== WHAT TO PRODUCE ==
Print exactly the lines from the first one down to the line that contains "import matplotlib.dates as mdates", both included, and skip the pictures.

• • • •

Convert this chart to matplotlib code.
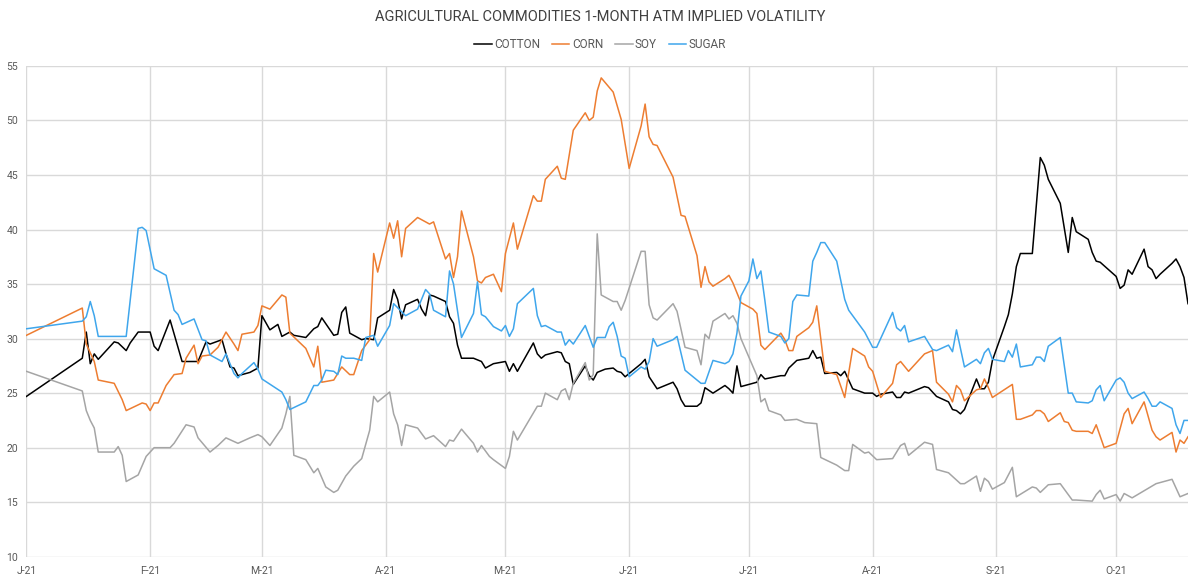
import pandas as pd
import matplotlib
matplotlib.use("Agg")
import matplotlib.pyplot as plt
import matplotlib.dates as mdates

# implied vols, (day of 2021 counted from Jan 1, vol %)
cotton = [(0, 24.7), (14, 28.2), (15, 30.6), (16, 27.7), (17, 28.6), (18, 28.1), (22, 29.7), (23, 29.6),
          (25, 28.9), (26, 29.6), (28, 30.6), (31, 30.6), (32, 29.3), (33, 28.9), (36, 31.7), (39, 27.9),
          (43, 27.9), (45, 29.7), (46, 29.5), (49, 29.9), (50, 28.6), (51, 27.4), (52, 27.3), (53, 26.6),
          (56, 26.9), (58, 27.3), (59, 32.1), (61, 30.8), (63, 31.3), (64, 30.2), (66, 30.6), (67, 30.3),
          (70, 30.1), (72, 30.9), (73, 31.1), (74, 31.9), (77, 30.3), (78, 30.4), (79, 32.4), (80, 32.9),
          (81, 30.5), (84, 29.9), (85, 30.0), (87, 29.9), (88, 31.9), (91, 32.6), (92, 34.5), (93, 33.6),
          (94, 31.8), (95, 33.1), (98, 33.6), (99, 32.7), (100, 32.1), (101, 34.0), (102, 33.9), (105, 33.4),
          (106, 32.0), (107, 31.4), (108, 29.4), (109, 28.2), (112, 28.2), (114, 27.9), (115, 27.3), (117, 27.7),
          (120, 27.9), (121, 27.0), (122, 27.7), (123, 27.0), (127, 29.6), (128, 28.6), (129, 28.2), (130, 28.5),
          (133, 28.8), (134, 28.7), (135, 27.9), (136, 27.7), (137, 25.8), (140, 27.5), (141, 26.6), (142, 26.2),
          (143, 26.9), (145, 27.2), (147, 27.3), (148, 27.0), (149, 26.9), (150, 26.5), (151, 26.8), (154, 27.7),
          (155, 28.1), (156, 26.5), (158, 25.4), (162, 26.0), (163, 25.4), (164, 24.4), (165, 23.8), (168, 23.8),
          (169, 24.1), (170, 25.5), (172, 25.0), (175, 25.7), (176, 25.4), (177, 25.0), (178, 27.5), (179, 25.6),
          (183, 26.0), (184, 26.7), (185, 26.3), (189, 26.6), (190, 26.6), (191, 27.3), (193, 28.0), (196, 28.2),
          (197, 28.9), (198, 28.2), (199, 28.3), (200, 26.8), (203, 26.9), (204, 26.6), (205, 27.0), (207, 25.4),
          (210, 25.0), (212, 25.0), (213, 24.7), (214, 24.9), (217, 25.1), (218, 24.6), (219, 24.6), (220, 25.1),
          (221, 25.0), (225, 25.6), (226, 25.5), (228, 24.7), (231, 24.2), (232, 23.5), (233, 23.4), (234, 23.1),
          (235, 23.5), (238, 26.3), (239, 25.4), (240, 25.4), (241, 26.0), (242, 28.0), (245, 31.1), (246, 32.2),
          (247, 34.1), (248, 36.6), (249, 37.8), (252, 37.8), (254, 46.6), (255, 45.9), (256, 44.6), (259, 42.4),
          (261, 37.9), (262, 41.1), (263, 39.8), (266, 39.1), (267, 37.9), (268, 37.1), (269, 37.0), (273, 35.7),
          (274, 34.6), (275, 34.9), (276, 36.3), (277, 35.9), (280, 38.2), (281, 36.6), (282, 36.3), (283, 35.5),
          (284, 35.9), (287, 36.9), (288, 37.3), (289, 36.6), (290, 35.6), (291, 33.2)]

corn = [(0, 30.3), (14, 32.8), (15, 29.5), (17, 27.9), (18, 26.2), (22, 25.9), (24, 24.4), (25, 23.4),
        (29, 24.1), (30, 24.0), (31, 23.4), (32, 24.1), (33, 24.1), (35, 25.7), (37, 26.7), (39, 26.8),
        (40, 28.2), (42, 29.4), (43, 27.7), (44, 28.4), (46, 28.5), (48, 29.2), (50, 30.6), (52, 29.5),
        (53, 28.9), (54, 30.4), (57, 30.6), (58, 31.2), (59, 33.0), (61, 32.7), (64, 34.0), (65, 33.8),
        (66, 30.5), (70, 29.1), (72, 27.4), (73, 29.3), (74, 26.0), (77, 26.2), (79, 27.4), (81, 26.7),
        (82, 26.7), (84, 28.9), (86, 29.9), (87, 37.8), (88, 36.1), (91, 40.6), (92, 39.2), (93, 40.8),
        (94, 37.5), (95, 40.1), (98, 41.1), (101, 40.5), (102, 40.7), (105, 37.3), (106, 37.8), (107, 35.6),
        (108, 37.5), (109, 41.7), (112, 37.5), (113, 35.3), (114, 35.1), (115, 35.6), (117, 35.9), (119, 34.3),
        (120, 37.8), (122, 40.6), (123, 38.2), (127, 43.1), (128, 42.6), (129, 42.6), (130, 44.6), (133, 45.8),
        (134, 44.7), (135, 44.6), (137, 49.1), (140, 50.7), (141, 50.0), (142, 50.3), (143, 52.7), (144, 53.9),
        (147, 52.6), (149, 50.1), (151, 45.6), (154, 49.5), (155, 51.5), (156, 48.5), (157, 47.8), (158, 47.7),
        (162, 44.8), (164, 41.3), (165, 41.2), (168, 37.6), (169, 34.7), (170, 36.6), (171, 35.2), (172, 34.8),
        (175, 35.5), (176, 35.8), (177, 35.1), (179, 33.3), (182, 32.7), (183, 32.3), (184, 29.4), (185, 29.0),
        (189, 30.5), (190, 29.9), (191, 28.9), (192, 28.9), (193, 30.2), (196, 31.0), (197, 31.5), (198, 33.0),
        (200, 27.0), (203, 26.7), (205, 24.6), (207, 29.1), (210, 28.4), (211, 27.4), (212, 27.0), (214, 24.6),
        (217, 25.9), (218, 27.6), (219, 27.9), (221, 27.0), (225, 28.6), (227, 28.9), (228, 26.0), (231, 24.9),
        (232, 24.2), (233, 25.7), (234, 25.3), (235, 24.3), (238, 25.3), (239, 25.4), (240, 26.3), (241, 25.5),
        (242, 24.6), (247, 25.8), (248, 22.6), (249, 22.6), (252, 23.0), (253, 23.4), (254, 23.4), (255, 23.1),
        (256, 22.4), (259, 23.2), (260, 22.4), (261, 22.3), (262, 21.6), (263, 21.5), (266, 21.5), (267, 21.3),
        (268, 22.1), (270, 20.0), (273, 20.4), (275, 23.1), (276, 23.6), (277, 22.2), (280, 24.2), (282, 21.6),
        (283, 21.0), (284, 20.7), (287, 21.4), (288, 19.6), (289, 20.7), (290, 20.4), (291, 21.0)]

soy = [(0, 27.0), (14, 25.2), (15, 23.4), (16, 22.5), (17, 21.8), (18, 19.6), (22, 19.6), (23, 20.1),
       (24, 19.3), (25, 16.9), (28, 17.5), (30, 19.2), (32, 20.0), (36, 20.0), (37, 20.4), (40, 22.1),
       (42, 21.9), (43, 20.9), (46, 19.6), (48, 20.2), (50, 20.9), (53, 20.4), (56, 20.9), (58, 21.2),
       (59, 21.0), (61, 20.2), (64, 21.8), (65, 23.1), (66, 24.7), (67, 19.3), (70, 18.9), (72, 17.7),
       (73, 18.1), (75, 16.4), (77, 15.9), (78, 16.1), (80, 17.4), (82, 18.3), (84, 19.0), (86, 21.6),
       (87, 24.7), (88, 24.2), (91, 25.1), (92, 23.1), (93, 22.1), (94, 20.2), (95, 22.1), (98, 21.8),
       (100, 20.8), (102, 21.1), (105, 20.1), (106, 20.7), (107, 20.6), (109, 21.7), (112, 20.4), (113, 19.6),
       (114, 20.2), (116, 19.2), (117, 18.9), (120, 18.1), (121, 19.2), (122, 21.5), (123, 20.7), (128, 23.8),
       (129, 23.8), (130, 25.0), (133, 24.4), (134, 25.2), (135, 25.4), (136, 24.4), (137, 25.9), (140, 27.8),
       (141, 26.2), (142, 26.7), (143, 39.6), (144, 34.0), (147, 33.4), (148, 33.4), (149, 32.6), (150, 33.5),
       (154, 38.0), (155, 38.0), (156, 33.1), (157, 31.9), (158, 31.7), (162, 33.2), (163, 32.5), (165, 29.2),
       (168, 28.9), (169, 27.6), (170, 30.4), (171, 30.0), (172, 31.6), (175, 32.3), (176, 31.8), (177, 32.1),
       (178, 31.4), (179, 30.0), (183, 26.6), (184, 24.2), (185, 24.5), (186, 23.4), (189, 23.0), (190, 22.5),
       (193, 22.6), (195, 22.3), (198, 22.2), (199, 19.1), (203, 18.4), (205, 17.9), (206, 17.9), (207, 20.3),
       (210, 19.5), (211, 19.6), (213, 18.9), (217, 19.0), (219, 20.2), (220, 20.4), (221, 19.3), (225, 20.5),
       (227, 20.3), (228, 18.0), (231, 17.7), (234, 16.7), (235, 16.7), (238, 17.4), (239, 16.0), (240, 17.2),
       (241, 16.9), (242, 16.2), (245, 16.8), (247, 18.2), (248, 15.5), (252, 16.4), (253, 16.3), (254, 15.9),
       (256, 16.6), (259, 16.7), (262, 15.2), (263, 15.2), (267, 15.1), (268, 15.7), (269, 16.1), (270, 15.3),
       (273, 15.7), (274, 15.1), (275, 15.8), (277, 15.4), (283, 16.7), (287, 17.1), (289, 15.5), (291, 15.8)]

sugar = [(0, 30.9), (14, 31.6), (15, 32.0), (16, 33.4), (17, 32.1), (18, 30.2), (25, 30.2), (28, 40.1),
         (29, 40.2), (30, 39.9), (32, 36.4), (35, 35.8), (37, 32.6), (38, 32.2), (39, 31.3), (42, 31.8),
         (44, 29.9), (45, 29.8), (46, 28.5), (48, 28.1), (49, 27.9), (50, 28.6), (52, 26.8), (53, 26.4),
         (54, 26.8), (57, 27.8), (58, 27.2), (59, 26.3), (64, 25.1), (65, 24.4), (66, 23.5), (70, 24.2),
         (72, 25.7), (73, 25.7), (74, 26.2), (75, 27.1), (77, 27.0), (78, 26.7), (79, 28.4), (80, 28.2),
         (82, 28.2), (84, 28.0), (85, 30.1), (87, 30.3), (88, 29.3), (91, 31.2), (92, 33.2), (95, 32.1),
         (98, 32.7), (100, 34.5), (101, 34.1), (102, 32.6), (105, 32.0), (106, 36.2), (107, 35.0), (109, 30.1),
         (112, 32.3), (113, 35.2), (114, 32.2), (115, 32.0), (117, 31.1), (119, 30.7), (120, 31.2), (121, 30.2),
         (122, 30.9), (123, 33.2), (127, 34.6), (128, 32.1), (129, 31.1), (130, 31.2), (133, 30.6), (134, 30.6),
         (135, 29.4), (136, 29.9), (137, 29.5), (140, 31.2), (142, 29.2), (143, 30.1), (145, 30.1), (146, 31.1),
         (147, 31.5), (148, 30.2), (149, 28.4), (150, 28.2), (151, 26.5), (154, 27.4), (155, 27.2), (156, 27.9),
         (157, 30.0), (158, 29.3), (162, 29.9), (163, 30.2), (165, 27.1), (168, 26.2), (169, 25.9), (170, 25.9),
         (172, 28.0), (175, 27.7), (176, 27.9), (177, 28.6), (178, 30.5), (179, 33.9), (181, 35.3), (182, 37.3),
         (183, 35.5), (184, 36.2), (185, 33.5), (186, 30.6), (189, 30.2), (190, 29.6), (191, 30.0), (192, 33.4),
         (193, 34.0), (196, 33.9), (197, 37.1), (198, 37.9), (199, 38.8), (200, 38.8), (203, 37.1), (205, 33.6),
         (206, 32.6), (210, 30.6), (212, 29.2), (213, 29.2), (217, 32.4), (218, 31.0), (219, 30.7), (220, 31.2),
         (221, 29.7), (225, 30.2), (227, 29.0), (228, 28.9), (231, 29.4), (232, 28.8), (233, 30.8), (234, 29.1),
         (235, 27.4), (238, 28.1), (239, 27.7), (240, 28.7), (241, 29.1), (242, 28.1), (245, 27.9), (246, 28.9),
         (247, 28.3), (248, 29.5), (249, 27.4), (252, 27.6), (253, 28.3), (254, 28.3), (255, 27.9), (256, 29.3),
         (259, 30.1), (261, 25.0), (262, 25.0), (263, 24.2), (266, 24.1), (267, 24.3), (268, 25.3), (269, 25.7),
         (270, 24.3), (273, 26.2), (274, 26.4), (275, 26.0), (276, 25.0), (277, 24.5), (280, 25.1), (281, 24.5),
         (282, 23.8), (283, 23.8), (284, 24.2), (287, 23.6), (288, 22.1), (289, 21.3), (290, 22.5), (291, 22.5)]

series_names = ["COTTON", "CORN", "SOY", "SUGAR"]
series_colors = ["#000000", "#ED7D31", "#A5A5A5", "#3FA6EC"]

START = pd.Timestamp("2021-01-01")
END = pd.Timestamp("2021-10-19")


def to_frame(points):
    days, vals = zip(*points)
    dates = START + pd.to_timedelta(list(days), unit="D")
    return pd.Series(vals, index=dates)


def month_label(x, pos):
    d = mdates.num2date(x)
    return d.strftime("%b")[0] + "-21"


plt.rcParams["font.family"] = ["Roboto", "DejaVu Sans"]

fig = plt.figure(figsize=(12, 5.83), dpi=100)
ax = fig.add_axes([0.022, 0.045, 0.968, 0.842])

for pts, name, col in zip([cotton, corn, soy, sugar], series_names, series_colors):
    s = to_frame(pts)
    ax.plot(s.index, s.values, color=col, lw=1.1, label=name)

ax.set_xlim(START, END)
ax.set_ylim(10, 55)
ax.set_yticks(range(10, 56, 5))
ax.xaxis.set_major_locator(mdates.MonthLocator())
ax.xaxis.set_major_formatter(plt.FuncFormatter(month_label))

ax.grid(True, color="#D9D9D9", lw=1)
ax.set_axisbelow(True)
for sp in ax.spines.values():
    sp.set_visible(False)
ax.tick_params(length=0, labelsize=7.5, colors="#595959")
ax.tick_params(axis="x", pad=7)
ax.tick_params(axis="y", pad=6)

fig.text(0.5, 0.971, "AGRICULTURAL COMMODITIES 1-MONTH ATM IMPLIED VOLATILITY",
         ha="center", va="center", fontsize=10.5, color="#404040")
fig.legend(loc="center", bbox_to_anchor=(0.5, 0.923), ncol=4, frameon=False,
           fontsize=8.5, labelcolor="#595959", handlelength=1.5, handletextpad=0.2,
           columnspacing=1.0)

fig.savefig("out.png", dpi=100)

• • • •

== THE RESPONSE ==
Convert this chart to matplotlib code.
import pandas as pd
import matplotlib
matplotlib.use("Agg")
import matplotlib.pyplot as plt
import matplotlib.dates as mdates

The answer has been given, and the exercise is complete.